代わりに文体を、機能や効果のいくつかの仮説から捉えてみよう。

その上で、文体は必要か?に答えを出す。

文体は思考の枠組みである。

ベンジャミン・ウォーフ的な発想で、文体があるタイプの思考を生む事はありそうだ。しかし英語で思考可能なことが日本語では思考不可能であるといった言語決定論でもあやしいのに、個々人の文体の違いが思考を限界づけるなんてことが、あり得るのだろうか。

そこで私は次の飾り説を推したい。

文体は飾りである。

文体は飾りであるという説。うまくハマった文体には、人を酔わせる効果がある。鳥の美しい羽根模様やさえずりと共通する点である。この点をみれば、文体は恋愛工学の道具箱に入れられるだろう。

けれど性愛における訴求力の他に、より一般的に興味深い想像もできる。

文体があればこそ、何らかのより高い洞察に達する事が出来るのかもしれない。これは先ほどの「文体は思考の枠組み」説と同様に見えるが、中身がかなり違う。

例えばあなたは、ある映画を観た。そして語りたくなった。そして批評を書いた。「面白かった」「かっこいいと思った」と感じたが、そうは書かなかった。なぜなら素朴で、ダサいからだ。こうした素朴さを見苦しいと思えばこそ、価値ある文章が生まれる事はあるだろう。つまり文体が思考の枠組みであると言えるにせよ、それは構文論的な性質から生じるわけではない。もっとソーシャルな、人間と人間との関係。優越したい。一目置かれたいといった、生々しい動機が表現の枠組みとして機能する。ひょっとしたら独創的な思考の枠組みとしても機能する。ある面で演技をしてしまう。これはありそうだ。あまり野卑なことを言いたくないので、ちょっと高尚なことを言ってしまう。欲望や快楽ではなく倫理を語ってしまう。

文体と競争

飾り説を角度を変えて、文体を競争というテーマから考えてみたい。

文体は諍いの素でもある。「この人とこの人は、ある面で同じような思想心情ではないのか。思いっきり具体的だけど、個人主義が好きだとか。なぜ争いを?」と思案する事がある。思いつく要因の一つが文体だ。文体の存在感が、「あいつは自分より目立っているので気に食わない」という気持ちを起こさせるだろう。凝った文体同士は、読者の関心というリソースを奪い合う。反対に、文体に仲間意識を感じた事による、連帯機能もありそうだ。

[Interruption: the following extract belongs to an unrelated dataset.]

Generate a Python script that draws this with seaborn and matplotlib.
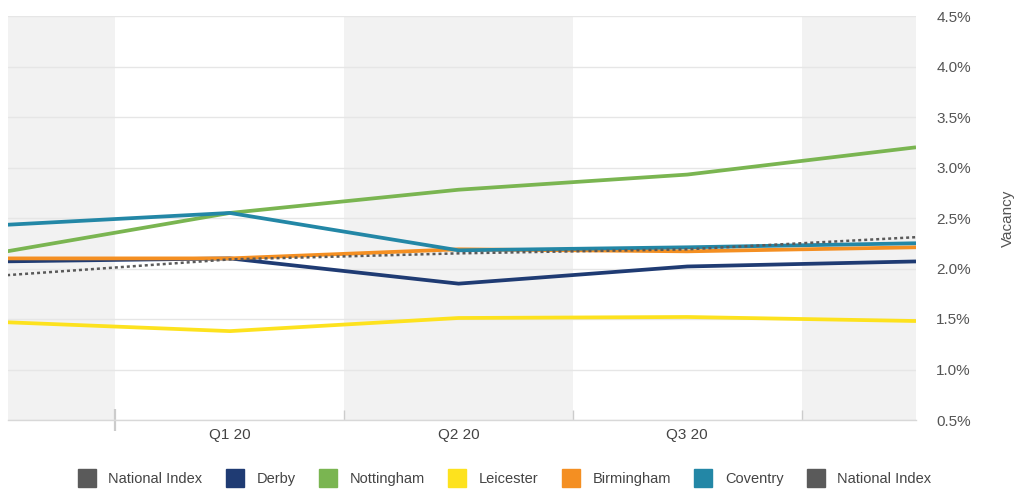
import matplotlib
matplotlib.use("Agg")
import matplotlib.pyplot as plt
from matplotlib.lines import Line2D
from matplotlib.ticker import FuncFormatter, MultipleLocator
import seaborn as sns
import pandas as pd

# ---- data ----
quarters = ["Q4 19", "Q1 20", "Q2 20", "Q3 20", "Q4 20"]
tick_labels = ["Q1 20", "Q2 20", "Q3 20"]
derby = [2.07, 2.10, 1.85, 2.02, 2.07]
nottingham = [2.16, 2.55, 2.78, 2.93, 3.20]
leicester = [1.47, 1.38, 1.51, 1.52, 1.48]
birmingham = [2.10, 2.10, 2.19, 2.17, 2.21]
coventry = [2.43, 2.55, 2.18, 2.21, 2.25]
national_index = [1.93, 2.09, 2.15, 2.19, 2.31]

series_names = ["Derby", "Nottingham", "Leicester", "Birmingham", "Coventry", "National Index"]
series_values = [derby, nottingham, leicester, birmingham, coventry, national_index]
colors = {
    "Derby": "#1f3b73",
    "Nottingham": "#7ab551",
    "Leicester": "#fde21e",
    "Birmingham": "#f48f22",
    "Coventry": "#2387a6",
    "National Index": "#5a5a5a",
}
legend_order = ["National Index", "Derby", "Nottingham", "Leicester", "Birmingham", "Coventry", "National Index"]

rows = []
for name, vals in zip(series_names, series_values):
    for i, v in enumerate(vals):
        rows.append({"x": i, "value": v, "series": name})
df = pd.DataFrame(rows)

sns.set_theme(style="white")
plt.rcParams["font.family"] = ["Liberation Sans", "DejaVu Sans"]

fig = plt.figure(figsize=(10.24, 4.9), dpi=100)
ax = fig.add_axes([8 / 1024, 1 - 420 / 490, 908 / 1024, 404 / 490])

xmin, xmax = 0.03, 4.0
# alternating quarter bands
for a, b in [(xmin, 0.5), (1.5, 2.5), (3.5, xmax)]:
    ax.axvspan(a, b, color="#f2f2f2", lw=0, zorder=0)

ax.set_ylim(0.5, 4.5)
ax.yaxis.set_major_locator(MultipleLocator(0.5))
ax.grid(axis="y", color="#e6e6e6", lw=1, zorder=1)
ax.grid(axis="x", visible=False)

solid = [n for n in series_names if n != "National Index"]
sns.lineplot(data=df[df.series.isin(solid)], x="x", y="value", hue="series",
             hue_order=solid, palette=colors, lw=2.7, legend=False, ax=ax,
             solid_capstyle="butt", zorder=3)
sns.lineplot(data=df[df.series == "National Index"], x="x", y="value",
             color=colors["National Index"], lw=1.8, ls=(0, (1.2, 1.2)),
             legend=False, ax=ax, zorder=4)

ax.set_xlim(xmin, xmax)
ax.set_xticks([1, 2, 3])
ax.set_xticklabels(tick_labels)
ax.set_xticks([0.5, 1.5, 2.5, 3.5], minor=True)
ax.tick_params(axis="x", which="major", bottom=False, length=0, pad=6, labelsize=11, labelcolor="#444444")
ax.tick_params(axis="x", which="minor", bottom=True, length=7, width=1, color="#cccccc", direction="in")
first = ax.xaxis.get_minor_ticks()[0]
first.tick1line.set_marker("|")
first.tick1line.set_markersize(16)
first.tick1line.set_markeredgewidth(1.6)
first.tick1line.set_color("#8a8a8a")

ax.yaxis.tick_right()
ax.yaxis.set_label_position("right")
ax.yaxis.set_major_formatter(FuncFormatter(lambda v, p: f"{v:.1f}%"))
ax.tick_params(axis="y", length=0, pad=27, labelsize=11, labelcolor="#555555")
for lab in ax.get_yticklabels():
    lab.set_horizontalalignment("center")
ax.set_ylabel("Vacancy", rotation=90, fontsize=11, color="#555555", labelpad=22)
ax.set_xlabel("")

for s in ["top", "left", "right"]:
    ax.spines[s].set_visible(False)
ax.spines["bottom"].set_color("#d8d8d8")
ax.spines["bottom"].set_linewidth(1)

handles = [Line2D([], [], marker="s", ls="", markersize=13, markerfacecolor=colors[n],
                  markeredgecolor=colors[n]) for n in legend_order]
fig.legend(handles, legend_order, loc="center", bbox_to_anchor=(0.49, 1 - 479 / 490),
           ncol=7, frameon=False, fontsize=10.5, handletextpad=0.5, columnspacing=1.2,
           labelcolor="#444444")

fig.savefig("out.png", dpi=100)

インターネットで、この文体で語りかけなければ、こんなに酷くならなかったんじゃないか、という諍いを結構見た。それは文体が促した特徴的思考がぶつかったという事もあるだろうし、文体の独創性を促したソーシャルな自意識が衝突している事もあるだろう。

文体とは『2001年宇宙の旅』の冒頭で、ヒトザルが手にした骨棍棒と同じだ。そのおかげで高所からの眺めを得ることができるかもしれないが、冷戦を生むかもしれない。

文体はテクノロジーだ。

鳥の羽は自然が与えた装備だが、文体にはテクノロジーの特徴もある。自分で改造できるのだ。この辺は作家や作家志望なら面白く語れそう。

ネタ切れ

特にオチはない。

文体は必要か?

とって付けたような問いだったなと、今見返して思う。答え。論じてきたメリットを見ると、必要でしょうね。文体が争いを生むリスクは自覚が必要だ。